The first is that it was written with real literary style. Nabokov invites his reader to step into a Wellsian time machine, and imagine the sequence of these migratory waves from the inside. He is unrelentingly poetical in his descriptions. He is indifferent to the conventions of modern scientific papers in which the author must be aggressively boring and statistical, while posing as inhumanly modest, objective and collaborative. From what I can see, all Nabokov's writings on butterflies are an affront to the bureaucratic mindset that controls all academic scientific funding.

But perhaps he could have been forgiven for his towering literary genius, had it not been for his views on Darwinism.

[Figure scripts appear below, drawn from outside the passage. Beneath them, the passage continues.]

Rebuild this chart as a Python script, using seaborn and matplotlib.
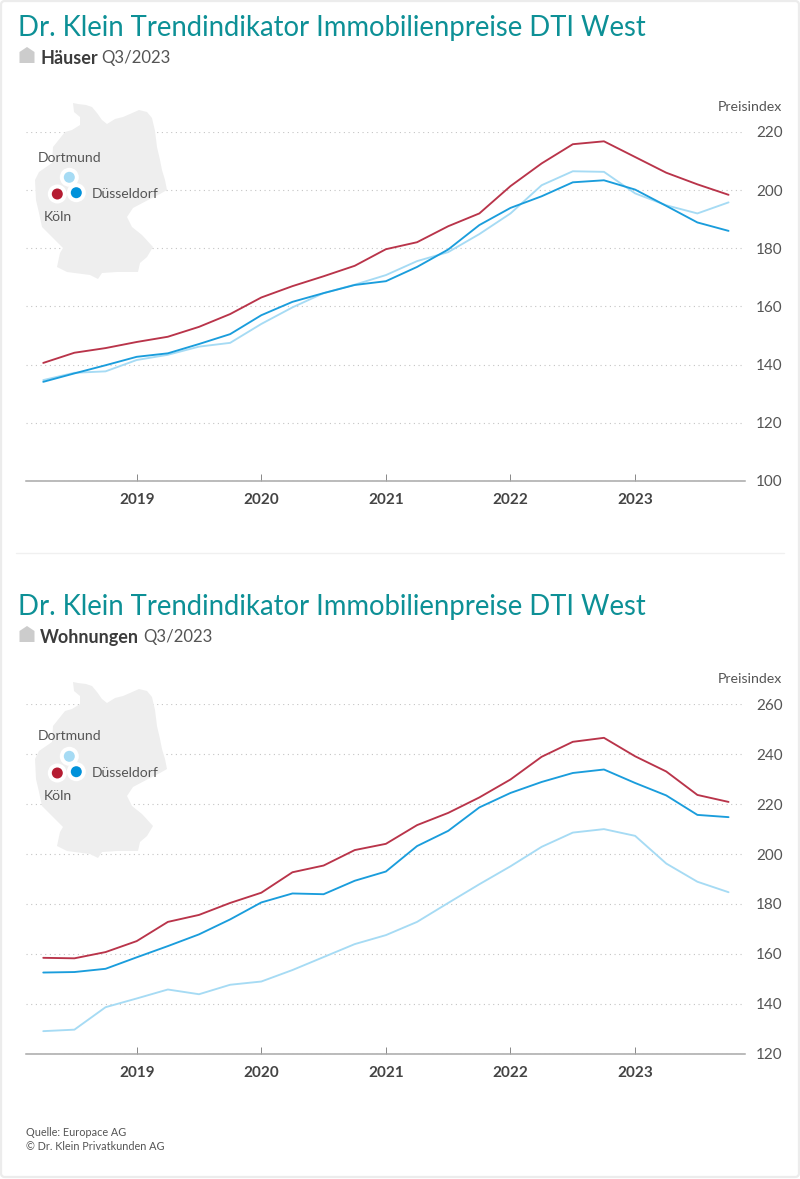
import pandas as pd
import seaborn as sns
import matplotlib.pyplot as plt
from matplotlib.patches import FancyBboxPatch, Polygon, Circle

# quarters from Q2/2018 on, drawn at 2018.25, 2018.5 ...
quarters = [2018.25 + 0.25 * i for i in range(23)]
years = [2019, 2020, 2021, 2022, 2023]

haus_koeln = [140.6, 144.1, 145.7, 147.8, 149.6, 153.0, 157.4, 163.1, 167.0, 170.4, 174.0, 179.7,
              182.1, 187.6, 192.0, 201.4, 209.2, 215.8, 216.8, 211.4, 206.0, 202.0, 198.4]
haus_duesseldorf = [134.1, 137.0, 139.8, 142.7, 143.9, 147.1, 150.5, 157.0, 161.6, 164.6, 167.4, 168.7,
                    173.6, 179.6, 188.0, 193.9, 197.9, 202.7, 203.4, 200.2, 194.6, 188.9, 186.0]
haus_dortmund = [134.7, 137.2, 137.7, 141.6, 143.4, 146.2, 147.5, 154.0, 159.7, 164.6, 167.5, 170.8,
                 175.6, 178.7, 184.9, 192.0, 201.7, 206.5, 206.3, 198.9, 194.8, 192.0, 195.8]

wohn_koeln = [158.4, 158.2, 160.7, 165.1, 172.8, 175.6, 180.4, 184.5, 192.7, 195.4, 201.6, 204.1,
              211.6, 216.5, 222.7, 229.9, 239.0, 245.0, 246.6, 239.2, 233.1, 223.7, 220.9]
wohn_duesseldorf = [152.5, 152.7, 154.0, 158.6, 163.1, 167.8, 173.8, 180.6, 184.2, 183.9, 189.3, 193.0,
                    203.2, 209.3, 218.7, 224.5, 228.9, 232.5, 233.9, 228.5, 223.5, 215.7, 214.8]
wohn_dortmund = [129.0, 129.6, 138.6, 142.1, 145.7, 143.8, 147.6, 148.9, 153.5, 158.7, 163.9, 167.5,
                 172.8, 180.4, 187.9, 195.1, 202.9, 208.6, 210.0, 207.3, 196.2, 188.9, 184.7]

haus_ticks = [100, 120, 140, 160, 180, 200, 220]
wohn_ticks = [120, 140, 160, 180, 200, 220, 240, 260]

TITLE = 'Dr. Klein Trendindikator Immobilienpreise DTI West'
TEAL = '#0d9096'
GREY = '#555555'
COLORS = {'Dortmund': '#a6dbf4', 'Köln': '#b9344a', 'Düsseldorf': '#1a9ddc'}
W, H = 800, 1179

# rough outline of Germany in pixels, top panel
GERMANY = [(73, 103), (78, 104), (86, 105), (92, 107), (97, 113), (102, 120), (107, 124), (115, 119), (123, 117),
           (130, 114), (139, 110), (147, 112), (152, 118), (155, 131), (157, 147), (160, 160), (162, 170), (165, 180),
           (167, 190), (160, 194), (150, 199), (133, 208), (127, 217), (132, 227), (142, 235), (153, 247), (147, 257),
           (140, 263), (138, 272), (117, 272), (102, 273), (98, 279), (90, 275), (67, 272), (57, 267), (60, 253),
           (63, 248), (53, 238), (42, 227), (39, 213), (36, 200), (35, 180), (39, 172), (52, 163), (53, 147),
           (65, 132), (72, 130), (80, 125), (80, 117), (74, 112)]


def make_frame(values):
    frame = pd.DataFrame({'quartal': quarters, 'Köln': values[0], 'Dortmund': values[1], 'Düsseldorf': values[2]})
    return frame.melt(id_vars='quartal', var_name='stadt', value_name='index')


def draw_panel(fig, values, ticks, top, bottom):
    left, right = 26, 745
    ax = fig.add_axes([left / W, 1 - bottom / H, (right - left) / W, (bottom - top) / H])
    sns.lineplot(data=make_frame(values), x='quartal', y='index', hue='stadt', hue_order=list(COLORS),
                 palette=COLORS, legend=False, linewidth=1.35, errorbar=None, ax=ax, clip_on=False)
    ax.set_xlim(2019 + (left - 136.7) / 124.6, 2019 + (right - 136.7) / 124.6)
    ax.set_ylim(ticks[0], ticks[-1])
    ax.set_xlabel('')
    ax.set_ylabel('')
    sns.despine(ax=ax, left=True, top=True, right=True)
    ax.spines['bottom'].set_color('#a8a8a8')
    ax.spines['bottom'].set_linewidth(1.1)

    ax.set_xticks(years)
    ax.set_xticklabels(years, fontweight='bold', fontsize=11, color='#444444')
    ax.tick_params(axis='x', direction='in', length=5, width=0.7, color='#888888', pad=9, bottom=True)

    ax.yaxis.tick_right()
    ax.set_yticks(ticks)
    ax.tick_params(axis='y', length=0, pad=27.2, labelsize=11, labelcolor=GREY)
    for label in ax.get_yticklabels():
        label.set_ha('right')

    ax.set_axisbelow(True)
    ax.yaxis.grid(True, color='#c4c4c4', linewidth=0.8, linestyle=(0, (1, 3.2)))
    ax.xaxis.grid(False)
    ax.patch.set_alpha(0)
    return ax


def draw_head(over, fig, y_title, y_sub, name):
    over.text(18, y_title + 2, TITLE, color=TEAL, fontsize=19.85, va='center', ha='left')
    house = [(19.5, y_sub + 6), (19.5, y_sub - 5), (27, y_sub - 10), (34.5, y_sub - 5), (34.5, y_sub + 6)]
    over.add_patch(Polygon(house, closed=True, facecolor='#cccccc', edgecolor='none'))
    bold = over.text(40, y_sub + 1, name, color='#3c3c3c', fontsize=13, fontweight='bold', va='center', ha='left')
    box = bold.get_window_extent(fig.canvas.get_renderer())
    over.text(box.x1 + 4, y_sub + 1, 'Q3/2023', color=GREY, fontsize=12.1, va='center', ha='left')


def draw_map(over, dy):
    over.add_patch(Polygon([(x, y + dy) for x, y in GERMANY], closed=True, facecolor='#eeeeee', edgecolor='none',
                           zorder=2))
    spots = [('Dortmund', 69.3, 177.3), ('Köln', 57.3, 194.0), ('Düsseldorf', 76.3, 192.7)]
    dots = {'Dortmund': '#a6dbf4', 'Köln': '#b51c32', 'Düsseldorf': '#0091da'}
    for name, x, y in spots:
        over.add_patch(Circle((x, y + dy), 9.5, facecolor='white', edgecolor='none', zorder=3))
    for name, x, y in spots:
        over.add_patch(Circle((x, y + dy), 5.5, facecolor=dots[name], edgecolor='none', zorder=4))
    over.text(69.5, 157.5 + dy, 'Dortmund', color=GREY, fontsize=10.1, ha='center', va='center', zorder=5)
    over.text(91.5, 194 + dy, 'Düsseldorf', color=GREY, fontsize=10.1, ha='left', va='center', zorder=5)
    over.text(44, 217 + dy, 'Köln', color=GREY, fontsize=10.1, ha='left', va='center', zorder=5)


sns.set_theme(style='white')
plt.rcParams['font.family'] = ['Lato', 'DejaVu Sans']

fig = plt.figure(figsize=(W / 100, H / 100), dpi=100, facecolor='white')

draw_panel(fig, [haus_koeln, haus_dortmund, haus_duesseldorf], haus_ticks, 132, 481)
draw_panel(fig, [wohn_koeln, wohn_dortmund, wohn_duesseldorf], wohn_ticks, 704.4, 1053.6)

# everything that is not chart goes on a full size overlay, in pixels
over = fig.add_axes([0, 0, 1, 1])
over.set_xlim(0, W)
over.set_ylim(H, 0)
over.axis('off')
over.patch.set_alpha(0)

over.add_patch(FancyBboxPatch((1, 1), W - 2, H - 3, boxstyle='round,pad=0,rounding_size=4', facecolor='none',
                              edgecolor='#ececec', linewidth=1.6))
over.plot([16, 784], [552.7, 552.7], color='#f0f0f0', linewidth=1)

draw_head(over, fig, 26, 57, 'Häuser')
draw_head(over, fig, 605, 636, 'Wohnungen')
draw_map(over, 0)
draw_map(over, 579)

over.text(782, 107, 'Preisindex', color=GREY, fontsize=10.2, ha='right', va='center')
over.text(782, 679, 'Preisindex', color=GREY, fontsize=10.2, ha='right', va='center')
over.text(26, 1132, 'Quelle: Europace AG', color=GREY, fontsize=7.8, ha='left', va='center')
over.text(26, 1146, '© Dr. Klein Privatkunden AG', color=GREY, fontsize=7.8, ha='left', va='center')

fig.savefig('out.png', dpi=100)
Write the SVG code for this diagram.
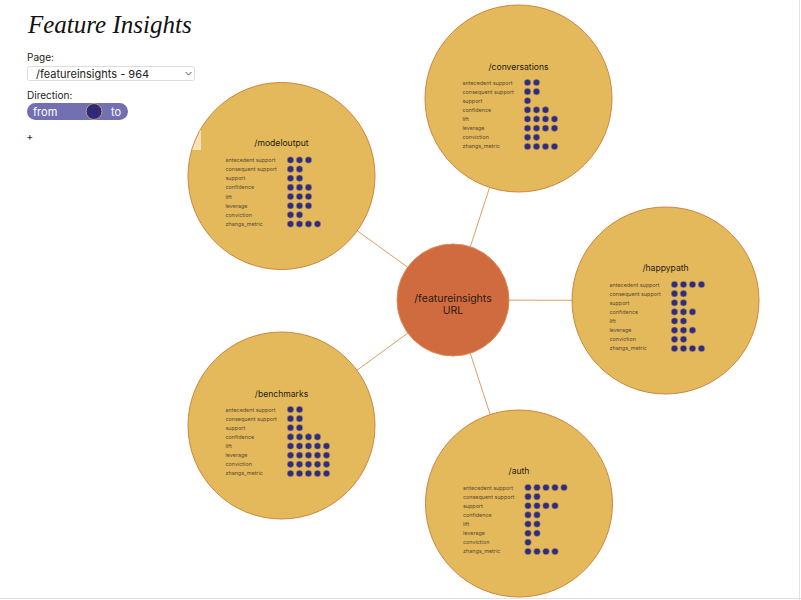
<svg xmlns="http://www.w3.org/2000/svg" xmlns:xlink="http://www.w3.org/1999/xlink" width="801" height="600" viewBox="0 0 801 600">
<style>
.bg{fill:#ffffff}
.sat{fill:#E3B95B;stroke:#D0853F;stroke-width:1}
.hub{fill:#D06B40;stroke:#DC8A55;stroke-width:1}
.conn line{stroke:#D9A060;stroke-width:1}
.ttl{font-family:Inter,"Liberation Sans",sans-serif;font-size:8.6px;fill:#1e1a14;text-anchor:middle}
.lbl{font-family:Inter,"Liberation Sans",sans-serif;font-size:5.4px;fill:#5a4a34}
.dot{fill:#2F2B7E;stroke:#C9A560;stroke-width:0.5}
.hubt{font-family:Inter,"Liberation Sans",sans-serif;font-size:10.5px;fill:#2a1a12;text-anchor:middle}
.ui{font-family:Inter,"Liberation Sans",sans-serif;fill:#222}
</style>
<defs>
<circle id="d" class="dot" r="3.3"/>
<clipPath id="mclip"><circle cx="281.5" cy="176" r="93"/></clipPath>
</defs>
<rect class="bg" x="0" y="0" width="801" height="600"/>
<line x1="799.5" y1="0" x2="799.5" y2="600" stroke="#e2e2e2" stroke-width="1"/>
<line x1="0" y1="598.5" x2="801" y2="598.5" stroke="#e2e2e2" stroke-width="1"/>

<g id="controls">
<text x="28" y="33" font-family="'Liberation Serif',serif" font-style="italic" font-size="25" fill="#111">Feature Insights</text>
<text class="ui" x="27" y="61" font-size="10">Page:</text>
<rect x="27.5" y="66.5" width="167" height="14" rx="2" fill="#fff" stroke="#dcdcdc"/>
<text class="ui" x="36" y="77.5" font-size="11" fill="#111">/featureinsights - 964</text>
<path d="M185.5 72 L188.5 75 L191.5 72" fill="none" stroke="#444" stroke-width="0.9"/>
<text class="ui" x="27" y="99" font-size="10">Direction:</text>
<rect x="27" y="103" width="101" height="17" rx="8.5" fill="#7270B2"/>
<text x="33" y="115.5" font-family="Inter,'Liberation Sans',sans-serif" font-size="11" fill="#fff">from</text>
<text x="111" y="115.5" font-family="Inter,'Liberation Sans',sans-serif" font-size="11" fill="#fff">to</text>
<circle cx="94" cy="111.5" r="8" fill="#2F2B7A" stroke="#C9A46A" stroke-width="1"/>
<text class="ui" x="26.5" y="140" font-size="10">+</text>
</g>

<g id="connectors" class="conn">
<line x1="453" y1="300" x2="281.5" y2="176"/>
<line x1="453" y1="300" x2="518.5" y2="98.5"/>
<line x1="453" y1="300" x2="665.5" y2="300.5"/>
<line x1="453" y1="300" x2="281.5" y2="425.5"/>
<line x1="453" y1="300" x2="519" y2="503.5"/>
</g>

<g id="node-modeloutput" transform="translate(281.5,176)">
<circle class="sat" r="93.5"/>
<text class="ttl" x="0" y="-30">/modeloutput</text>
<text class="lbl" x="-56" y="-14">antecedent support</text>
<text class="lbl" x="-56" y="-4.86">consequent support</text>
<text class="lbl" x="-56" y="4.28">support</text>
<text class="lbl" x="-56" y="13.42">confidence</text>
<text class="lbl" x="-56" y="22.56">lift</text>
<text class="lbl" x="-56" y="31.7">leverage</text>
<text class="lbl" x="-56" y="40.84">conviction</text>
<text class="lbl" x="-56" y="49.98">zhangs_metric</text>
<use href="#d" x="9" y="-16"/><use href="#d" x="18" y="-16"/><use href="#d" x="27" y="-16"/>
<use href="#d" x="9" y="-6.86"/><use href="#d" x="18" y="-6.86"/>
<use href="#d" x="9" y="2.28"/><use href="#d" x="18" y="2.28"/>
<use href="#d" x="9" y="11.42"/><use href="#d" x="18" y="11.42"/><use href="#d" x="27" y="11.42"/>
<use href="#d" x="9" y="20.56"/><use href="#d" x="18" y="20.56"/><use href="#d" x="27" y="20.56"/>
<use href="#d" x="9" y="29.7"/><use href="#d" x="18" y="29.7"/><use href="#d" x="27" y="29.7"/>
<use href="#d" x="9" y="38.84"/><use href="#d" x="18" y="38.84"/>
<use href="#d" x="9" y="47.98"/><use href="#d" x="18" y="47.98"/><use href="#d" x="27" y="47.98"/><use href="#d" x="36" y="47.98"/>
</g>
<rect x="185" y="127" width="16" height="23" fill="#F4E2B8" clip-path="url(#mclip)"/>

<g id="node-conversations" transform="translate(518.5,98.5)">
<circle class="sat" r="93.5"/>
<text class="ttl" x="0" y="-28.5">/conversations</text>
<text class="lbl" x="-56" y="-14">antecedent support</text>
<text class="lbl" x="-56" y="-4.86">consequent support</text>
<text class="lbl" x="-56" y="4.28">support</text>
<text class="lbl" x="-56" y="13.42">confidence</text>
<text class="lbl" x="-56" y="22.56">lift</text>
<text class="lbl" x="-56" y="31.7">leverage</text>
<text class="lbl" x="-56" y="40.84">conviction</text>
<text class="lbl" x="-56" y="49.98">zhangs_metric</text>
<use href="#d" x="9" y="-16"/><use href="#d" x="18" y="-16"/>
<use href="#d" x="9" y="-6.86"/><use href="#d" x="18" y="-6.86"/>
<use href="#d" x="9" y="2.28"/>
<use href="#d" x="9" y="11.42"/><use href="#d" x="18" y="11.42"/><use href="#d" x="27" y="11.42"/>
<use href="#d" x="9" y="20.56"/><use href="#d" x="18" y="20.56"/><use href="#d" x="27" y="20.56"/><use href="#d" x="36" y="20.56"/>
<use href="#d" x="9" y="29.7"/><use href="#d" x="18" y="29.7"/><use href="#d" x="27" y="29.7"/><use href="#d" x="36" y="29.7"/>
<use href="#d" x="9" y="38.84"/><use href="#d" x="18" y="38.84"/>
<use href="#d" x="9" y="47.98"/><use href="#d" x="18" y="47.98"/><use href="#d" x="27" y="47.98"/><use href="#d" x="36" y="47.98"/>
</g>

<g id="node-happypath" transform="translate(665.5,300.5)">
<circle class="sat" r="93.5"/>
<text class="ttl" x="0" y="-30">/happypath</text>
<text class="lbl" x="-56" y="-14">antecedent support</text>
<text class="lbl" x="-56" y="-4.86">consequent support</text>
<text class="lbl" x="-56" y="4.28">support</text>
<text class="lbl" x="-56" y="13.42">confidence</text>
<text class="lbl" x="-56" y="22.56">lift</text>
<text class="lbl" x="-56" y="31.7">leverage</text>
<text class="lbl" x="-56" y="40.84">conviction</text>
<text class="lbl" x="-56" y="49.98">zhangs_metric</text>
<use href="#d" x="9" y="-16"/><use href="#d" x="18" y="-16"/><use href="#d" x="27" y="-16"/><use href="#d" x="36" y="-16"/>
<use href="#d" x="9" y="-6.86"/><use href="#d" x="18" y="-6.86"/>
<use href="#d" x="9" y="2.28"/><use href="#d" x="18" y="2.28"/>
<use href="#d" x="9" y="11.42"/><use href="#d" x="18" y="11.42"/><use href="#d" x="27" y="11.42"/>
<use href="#d" x="9" y="20.56"/><use href="#d" x="18" y="20.56"/>
<use href="#d" x="9" y="29.7"/><use href="#d" x="18" y="29.7"/><use href="#d" x="27" y="29.7"/>
<use href="#d" x="9" y="38.84"/><use href="#d" x="18" y="38.84"/>
<use href="#d" x="9" y="47.98"/><use href="#d" x="18" y="47.98"/><use href="#d" x="27" y="47.98"/><use href="#d" x="36" y="47.98"/>
</g>

<g id="node-benchmarks" transform="translate(281.5,425.5)">
<circle class="sat" r="93.5"/>
<text class="ttl" x="0" y="-29">/benchmarks</text>
<text class="lbl" x="-56" y="-14">antecedent support</text>
<text class="lbl" x="-56" y="-4.86">consequent support</text>
<text class="lbl" x="-56" y="4.28">support</text>
<text class="lbl" x="-56" y="13.42">confidence</text>
<text class="lbl" x="-56" y="22.56">lift</text>
<text class="lbl" x="-56" y="31.7">leverage</text>
<text class="lbl" x="-56" y="40.84">conviction</text>
<text class="lbl" x="-56" y="49.98">zhangs_metric</text>
<use href="#d" x="9" y="-16"/><use href="#d" x="18" y="-16"/>
<use href="#d" x="9" y="-6.86"/><use href="#d" x="18" y="-6.86"/>
<use href="#d" x="9" y="2.28"/><use href="#d" x="18" y="2.28"/>
<use href="#d" x="9" y="11.42"/><use href="#d" x="18" y="11.42"/><use href="#d" x="27" y="11.42"/><use href="#d" x="36" y="11.42"/>
<use href="#d" x="9" y="20.56"/><use href="#d" x="18" y="20.56"/><use href="#d" x="27" y="20.56"/><use href="#d" x="36" y="20.56"/><use href="#d" x="45" y="20.56"/>
<use href="#d" x="9" y="29.7"/><use href="#d" x="18" y="29.7"/><use href="#d" x="27" y="29.7"/><use href="#d" x="36" y="29.7"/><use href="#d" x="45" y="29.7"/>
<use href="#d" x="9" y="38.84"/><use href="#d" x="18" y="38.84"/><use href="#d" x="27" y="38.84"/><use href="#d" x="36" y="38.84"/><use href="#d" x="45" y="38.84"/>
<use href="#d" x="9" y="47.98"/><use href="#d" x="18" y="47.98"/><use href="#d" x="27" y="47.98"/><use href="#d" x="36" y="47.98"/><use href="#d" x="45" y="47.98"/>
</g>

<g id="node-auth" transform="translate(519,503.5)">
<circle class="sat" r="93.5"/>
<text class="ttl" x="0" y="-29.5">/auth</text>
<text class="lbl" x="-56" y="-14">antecedent support</text>
<text class="lbl" x="-56" y="-4.86">consequent support</text>
<text class="lbl" x="-56" y="4.28">support</text>
<text class="lbl" x="-56" y="13.42">confidence</text>
<text class="lbl" x="-56" y="22.56">lift</text>
<text class="lbl" x="-56" y="31.7">leverage</text>
<text class="lbl" x="-56" y="40.84">conviction</text>
<text class="lbl" x="-56" y="49.98">zhangs_metric</text>
<use href="#d" x="9" y="-16"/><use href="#d" x="18" y="-16"/><use href="#d" x="27" y="-16"/><use href="#d" x="36" y="-16"/><use href="#d" x="45" y="-16"/>
<use href="#d" x="9" y="-6.86"/><use href="#d" x="18" y="-6.86"/>
<use href="#d" x="9" y="2.28"/><use href="#d" x="18" y="2.28"/><use href="#d" x="27" y="2.28"/><use href="#d" x="36" y="2.28"/>
<use href="#d" x="9" y="11.42"/><use href="#d" x="18" y="11.42"/>
<use href="#d" x="9" y="20.56"/><use href="#d" x="18" y="20.56"/>
<use href="#d" x="9" y="29.7"/><use href="#d" x="18" y="29.7"/>
<use href="#d" x="9" y="38.84"/>
<use href="#d" x="9" y="47.98"/><use href="#d" x="18" y="47.98"/><use href="#d" x="27" y="47.98"/><use href="#d" x="36" y="47.98"/>
</g>

<g id="node-hub" transform="translate(453,300)">
<circle class="hub" r="56"/>
<text class="hubt" x="0" y="2">/featureinsights</text>
<text class="hubt" x="0" y="14">URL</text>
</g>
</svg>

These surface in his memoir entitled, Speak, Memory. But I gather a great deal of scattered, unpublished, perhaps unpublishable writing lies below his passing remark, that "natural selection" in the Darwinian sense, "could not explain the miraculous coincidence of imitative aspect and imitative behaviour, nor could one appeal to the theory of 'the struggle for life' when a protective device was carried to a point of mimetic subtlety, exuberance, and luxury far in excess of a predator's power of appreciation."

As Nabokov continues, "I discovered in nature the nonutilitarian delights that I sought in art. Both were a form of magic, both were a game of intricate enchantment and deception."

This is the world that Darwinian drudges are incapable of appreciating. It is also the explanation of why significant scientific advances are made, invariably, by eccentric, artistic, and religious people, acting alone, and never by richly-funded committees.